Simple script to automatically convert Markdown files, specifically CoSAI's white papers, into nicely formatted PDFs. The process makes use of a few dependencies. The heavy lifting is performed by pandoc, plus a simple Python script to handle various nuances and corner cases that popped up. To run the tool

python convert.py whitepaper.md whitepaper.pdf

The convert.py script takes a few optional parameters, though we try to minimize the need to use them.
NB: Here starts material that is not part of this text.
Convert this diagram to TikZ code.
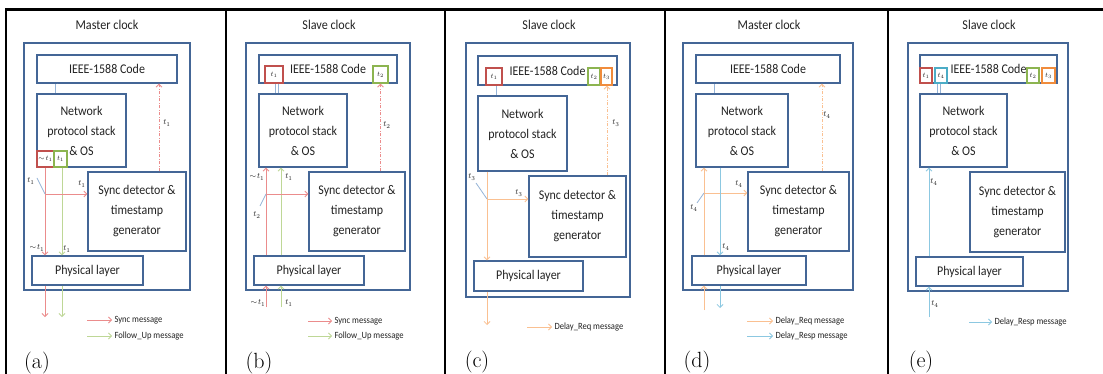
\documentclass[tikz,border=0pt]{standalone}
\usepackage{fontspec}
\usetikzlibrary{arrows.meta}
\newfontfamily\calfont[FakeStretch=0.9]{Carlito}

\definecolor{boxblue}{RGB}{68,102,150}
\definecolor{syncred}{RGB}{235,140,140}
\definecolor{tsred}{RGB}{192,80,77}
\definecolor{fugreen}{RGB}{190,215,150}
\definecolor{tsgreen}{RGB}{140,180,80}
\definecolor{reqorange}{RGB}{250,192,145}
\definecolor{tsorange}{RGB}{240,140,60}
\definecolor{respblue}{RGB}{140,200,225}
\definecolor{tsblue}{RGB}{75,172,198}
\definecolor{tickblue}{RGB}{150,180,215}
\definecolor{inkgray}{RGB}{35,35,35}

\tikzset{
  >={Straight Barb[length=3pt,width=6pt]},
  panelframe/.style={line width=2.4pt, draw=black},
  blk/.style={draw=boxblue, line width=1.3pt, fill=white, inner sep=0pt,
    text=inkgray, font=\calfont\fontsize{13.3}{20}\selectfont, align=center},
  tsbox/.style={draw=#1, line width=1.3pt, font=\fontsize{7}{7}\selectfont},
  msync/.style={draw=syncred, line width=0.8pt},
  mfollow/.style={draw=fugreen, line width=0.8pt},
  mreq/.style={draw=reqorange, line width=0.8pt},
  mresp/.style={draw=respblue, line width=0.8pt},
  mtick/.style={draw=tickblue, line width=0.8pt},
  dashdot/.style={dash pattern=on 3pt off 1.5pt on 1pt off 1.5pt},
  ifacelink/.style={draw=tickblue, double=white, double distance=2pt, line width=0.6pt},
  tlabel/.style={inner sep=0pt, text=inkgray, font=\fontsize{8.5}{8.5}\selectfont},
  clocktitle/.style={inner sep=0pt, text=inkgray, font=\calfont\fontsize{13.5}{13.5}\selectfont},
  legtext/.style={anchor=west, inner sep=0pt, outer sep=2.5pt, text=inkgray,
    font=\calfont\fontsize{9.5}{9.5}\selectfont},
  subcap/.style={inner sep=0pt, text=black, font=\fontsize{22}{22}\selectfont}
}

% block given by its corners: [options]{name}{x1}{y1}{x2}{y2}{text}
\newcommand\mkblock[7][]{%
  \node[blk,#1,minimum width={(#5)-(#3)},minimum height={(#6)-(#4)}]
    (#2) at ({(#3+#5)/2},{(#4+#6)/2}) {#7};}

\begin{document}
\begin{tikzpicture}[x=1pt,y=-1pt]
\useasboundingbox (0,0) rectangle (1103,374);
\fill[white] (0,0) rectangle (1103,374);

% table frame
\draw[panelframe] (6,374) -- (6,9.5) -- (1103,9.5);
\foreach \xx in {226,445,665,888} \draw[panelframe] (\xx,9.5) -- (\xx,374);

% ---------------- (a) master: Sync + Follow_Up sent ----------------
\node[clocktitle] (a-title) at (107,25) {Master clock};
\mkblock{a-out}{24}{43}{190}{290}{}
\mkblock{a-ieee}{37}{55}{177}{83}{IEEE-1588 Code}
\mkblock{a-net}{37}{94}{126}{167}{Network\\protocol stack\\\& OS}
\mkblock{a-syn}{88}{172}{186}{251}{Sync detector \&\\timestamp\\generator}
\mkblock{a-phy}{32}{256}{143}{285}{Physical layer}
\coordinate (a-dbl) at (56.5,0);
\draw[ifacelink] (a-ieee.south -| a-dbl) -- (a-net.north -| a-dbl);
\mkblock[tsbox=tsred]{a-tr}{37}{151}{54}{167}{$\sim\!t_1$}
\mkblock[tsbox=tsgreen]{a-tg}{54}{151}{67}{167}{$t_1$}
\coordinate (a-rx) at (45,0);
\coordinate (a-gx) at (62,0);
\coordinate (a-rend) at (45,317);
\coordinate (a-gend) at (62,317);
\draw[msync,->] (a-tr.south -| a-rx) -- (a-phy.north -| a-rx);
\draw[msync,->] (a-phy.south -| a-rx) -- (a-rend);
\draw[mfollow,->] (a-tg.south -| a-gx) -- (a-phy.north -| a-gx);
\draw[mfollow,->] (a-phy.south -| a-gx) -- (a-gend);
\coordinate (a-br) at (45,194);
\draw[msync,->] (a-br) -- (a-br -| a-syn.west);
\coordinate (a-tk) at (37,178);
\draw[mtick] (a-br) -- (a-tk);
\node[tlabel] (a-l1) at (31,181) {$t_1$};
\node[tlabel] (a-l2) at (82,184) {$t_1$};
\node[tlabel] (a-l3) at (37,248) {$\sim\!t_1$};
\node[tlabel] (a-l4) at (67,249) {$t_1$};
\coordinate (a-dx) at (159,0);
\draw[msync,dashdot,->] (a-syn.north -| a-dx) -- (a-ieee.south -| a-dx);
\node[tlabel] (a-l5) at (167,123) {$t_1$};
\node[legtext] (a-lg1) at (112,320) {Sync message};
\node[legtext] (a-lg2) at (112,336) {Follow\_Up message};
\coordinate (a-lg1s) at (87,320);
\coordinate (a-lg2s) at (87,336);
\draw[msync,->] (a-lg1s) -- (a-lg1.west);
\draw[mfollow,->] (a-lg2s) -- (a-lg2.west);
\node[subcap] (a-cap) at (37,363) {(a)};

% ---------------- (b) slave: Sync + Follow_Up received ----------------
\node[clocktitle] (b-title) at (329,25) {Slave clock};
\mkblock{b-out}{246}{43}{410}{290}{}
\mkblock{b-ieee}{259}{55}{397}{83}{IEEE-1588 Code}
\mkblock[tsbox=tsred]{b-tr}{265}{66}{283}{83}{$t_1$}
\mkblock[tsbox=tsgreen]{b-tg}{373}{66}{388}{83}{$t_2$}
\mkblock{b-net}{259}{94}{347}{167}{Network\\protocol stack\\\& OS}
\mkblock{b-syn}{309}{172}{405}{251}{Sync detector \&\\timestamp\\generator}
\mkblock{b-phy}{254}{256}{364}{285}{Physical layer}
\coordinate (b-dbl) at (277,0);
\draw[ifacelink] (b-ieee.south -| b-dbl) -- (b-net.north -| b-dbl);
\coordinate (b-rx) at (266,0);
\coordinate (b-gx) at (281,0);
\coordinate (b-rst) at (266,307);
\coordinate (b-gst) at (281,307);
\draw[msync,->] (b-rst) -- (b-phy.south -| b-rx);
\draw[msync,->] (b-phy.north -| b-rx) -- (b-net.south -| b-rx);
\draw[mfollow,->] (b-gst) -- (b-phy.south -| b-gx);
\draw[mfollow,->] (b-phy.north -| b-gx) -- (b-net.south -| b-gx);
\coordinate (b-br) at (266,194);
\draw[msync,->] (b-br) -- (b-br -| b-syn.west);
\coordinate (b-tk) at (260,206);
\draw[mtick] (b-br) -- (b-tk);
\node[tlabel] (b-l1) at (257,215) {$t_2$};
\node[tlabel] (b-l2) at (257,177) {$\sim\!t_1$};
\node[tlabel] (b-l3) at (289,177) {$t_1$};
\node[tlabel] (b-l4) at (258,303) {$\sim\!t_1$};
\node[tlabel] (b-l5) at (289,303) {$t_1$};
\coordinate (b-dx) at (380.5,0);
\draw[msync,dashdot,->] (b-syn.north -| b-dx) -- (b-tg.south -| b-dx);
\node[tlabel] (b-l6) at (387,125) {$t_2$};
\node[legtext] (b-lg1) at (332,321) {Sync message};
\node[legtext] (b-lg2) at (332,336) {Follow\_Up message};
\coordinate (b-lg1s) at (308,321);
\coordinate (b-lg2s) at (308,336);
\draw[msync,->] (b-lg1s) -- (b-lg1.west);
\draw[mfollow,->] (b-lg2s) -- (b-lg2.west);
\node[subcap] (b-cap) at (259,363) {(b)};

% ---------------- (c) slave: Delay_Req sent ----------------
\node[clocktitle] (c-title) at (549,25) {Slave clock};
\mkblock{c-out}{466}{43}{630}{297}{}
\mkblock{c-ieee}{478}{56}{617}{85}{IEEE-1588 Code}
\mkblock[tsbox=tsred]{c-tr}{486}{68}{502}{85}{$t_1$}
\mkblock[tsbox=tsgreen]{c-tg}{588}{68}{600}{85}{$t_2$}
\mkblock[tsbox=tsorange]{c-to}{601}{68}{612}{85}{$t_3$}
\mkblock{c-net}{478}{96}{567}{171}{Network\\protocol stack\\\& OS}
\mkblock{c-syn}{529}{176}{626}{257}{Sync detector \&\\timestamp\\generator}
\mkblock{c-phy}{474}{261}{583}{291}{Physical layer}
\coordinate (c-dbl) at (497.5,0);
\draw[ifacelink] (c-ieee.south -| c-dbl) -- (c-net.north -| c-dbl);
\coordinate (c-ox) at (487,0);
\coordinate (c-oend) at (487,325);
\draw[mreq,->] (c-net.south -| c-ox) -- (c-phy.north -| c-ox);
\draw[mreq,->] (c-phy.south -| c-ox) -- (c-oend);
\coordinate (c-br) at (487,199);
\draw[mreq,->] (c-br) -- (c-br -| c-syn.west);
\coordinate (c-tk) at (476,183);
\draw[mtick] (c-br) -- (c-tk);
\node[tlabel] (c-l1) at (472,177) {$t_3$};
\node[tlabel] (c-l2) at (519,193) {$t_3$};
\coordinate (c-dx) at (607,0);
\draw[mreq,dashdot,->] (c-syn.north -| c-dx) -- (c-to.south -| c-dx);
\node[tlabel] (c-l3) at (616,123) {$t_3$};
\node[legtext] (c-lg1) at (552,327) {Delay\_Req message};
\coordinate (c-lg1s) at (527,327);
\draw[mreq,->] (c-lg1s) -- (c-lg1.west);
\node[subcap] (c-cap) at (477,362) {(c)};

% ---------------- (d) master: Delay_Req received, Delay_Resp sent ----------------
\node[clocktitle] (d-title) at (769,25) {Master clock};
\mkblock{d-out}{683}{43}{853}{290}{}
\mkblock{d-ieee}{696}{55}{840}{83}{IEEE-1588 Code}
\mkblock{d-net}{696}{94}{788}{167}{Network\\protocol stack\\\& OS}
\mkblock{d-syn}{748}{172}{849}{251}{Sync detector \&\\timestamp\\generator}
\mkblock{d-phy}{692}{256}{806}{285}{Physical layer}
\coordinate (d-dbl) at (715.5,0);
\draw[ifacelink] (d-ieee.south -| d-dbl) -- (d-net.north -| d-dbl);
\coordinate (d-ox) at (704,0);
\coordinate (d-ost) at (704,310);
\draw[mreq,->] (d-ost) -- (d-phy.south -| d-ox);
\draw[mreq,->] (d-phy.north -| d-ox) -- (d-net.south -| d-ox);
\coordinate (d-br) at (704,193);
\draw[mreq,->] (d-br) -- (d-br -| d-syn.west);
\coordinate (d-tk) at (697,203);
\draw[mtick] (d-br) -- (d-tk);
\node[tlabel] (d-l1) at (694,208) {$t_4$};
\node[tlabel] (d-l2) at (739,184) {$t_4$};
\coordinate (d-bx) at (720,0);
\coordinate (d-bend) at (720,308);
\draw[mresp,->] (d-net.south -| d-bx) -- (d-phy.north -| d-bx);
\draw[mresp,->] (d-phy.south -| d-bx) -- (d-bend);
\node[tlabel] (d-l3) at (726,247) {$t_4$};
\coordinate (d-dx) at (822,0);
\draw[mreq,dashdot,->] (d-syn.north -| d-dx) -- (d-ieee.south -| d-dx);
\node[tlabel] (d-l4) at (827,115) {$t_4$};
\node[legtext] (d-lg1) at (773,321) {Delay\_Req message};
\node[legtext] (d-lg2) at (773,336) {Delay\_Resp message};
\coordinate (d-lg1s) at (747,321);
\coordinate (d-lg2s) at (747,336);
\draw[mreq,->] (d-lg1s) -- (d-lg1.west);
\draw[mresp,->] (d-lg2s) -- (d-lg2.west);
\node[subcap] (d-cap) at (697,362) {(d)};

% ---------------- (e) slave: Delay_Resp received ----------------
\node[clocktitle] (e-title) at (989,25) {Slave clock};
\mkblock{e-out}{908}{43}{1068}{291}{}
\mkblock{e-ieee}{920}{55}{1057}{83}{IEEE-1588 Code}
\mkblock[tsbox=tsred]{e-tr}{920}{68}{932}{83}{$t_1$}
\mkblock[tsbox=tsblue]{e-tb}{935}{68}{947}{83}{$t_4$}
\mkblock[tsbox=tsgreen]{e-tg}{1027}{68}{1039}{83}{$t_2$}
\mkblock[tsbox=tsorange]{e-to}{1042}{68}{1055}{83}{$t_3$}
\mkblock{e-net}{920}{94}{1007}{167}{Network\\protocol stack\\\& OS}
\mkblock{e-syn}{970}{172}{1065}{252}{Sync detector \&\\timestamp\\generator}
\mkblock{e-phy}{916}{257}{1023}{286}{Physical layer}
\coordinate (e-dbl) at (939,0);
\draw[ifacelink] (e-ieee.south -| e-dbl) -- (e-net.north -| e-dbl);
\coordinate (e-bx) at (929,0);
\coordinate (e-bst) at (929,317);
\draw[mresp,->] (e-bst) -- (e-phy.south -| e-bx);
\draw[mresp,->] (e-phy.north -| e-bx) -- (e-net.south -| e-bx);
\node[tlabel] (e-l1) at (935,304) {$t_4$};
\node[tlabel] (e-l2) at (934,182) {$t_4$};
\node[legtext] (e-lg1) at (992,322) {Delay\_Resp message};
\coordinate (e-lg1s) at (969,322);
\draw[mresp,->] (e-lg1s) -- (e-lg1.west);
\node[subcap] (e-cap) at (921,362) {(e)};
\end{tikzpicture}
\end{document}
usage: convert.py [-h] [--title TITLE] [--author AUTHOR] [--date DATE] [--version VERSION]
                  [--engine {tectonic,pdflatex,xelatex,lualatex}] [--debug]
                  input_file output_file

Convert Markdown to PDF with Mermaid support.

positional arguments:
  input_file         Path to input Markdown file
  output_file        Path to output PDF file

options:
  -h, --help         show this help message and exit
  --title TITLE      Document title
  --author AUTHOR    Document author(s)
  --date DATE        Document date
  --version VERSION  Version of the paper
  --engine {tectonic,pdflatex,xelatex,lualatex}
                     LaTeX engine to use (default: tectonic)
  --debug            Save intermediate files (processed.md, .tex) and show verbose output

System Requirements

  • Python: 3.12 or higher
  • Pandoc: 3.9 or higher
  • Node.js: 20 or higher (for Mermaid CLI)
  • LaTeX engine: One of: tectonic (default), pdflatex, xelatex, or lualatex

Installation Options

Option 1: Devcontainer Feature (Recommended for External Projects)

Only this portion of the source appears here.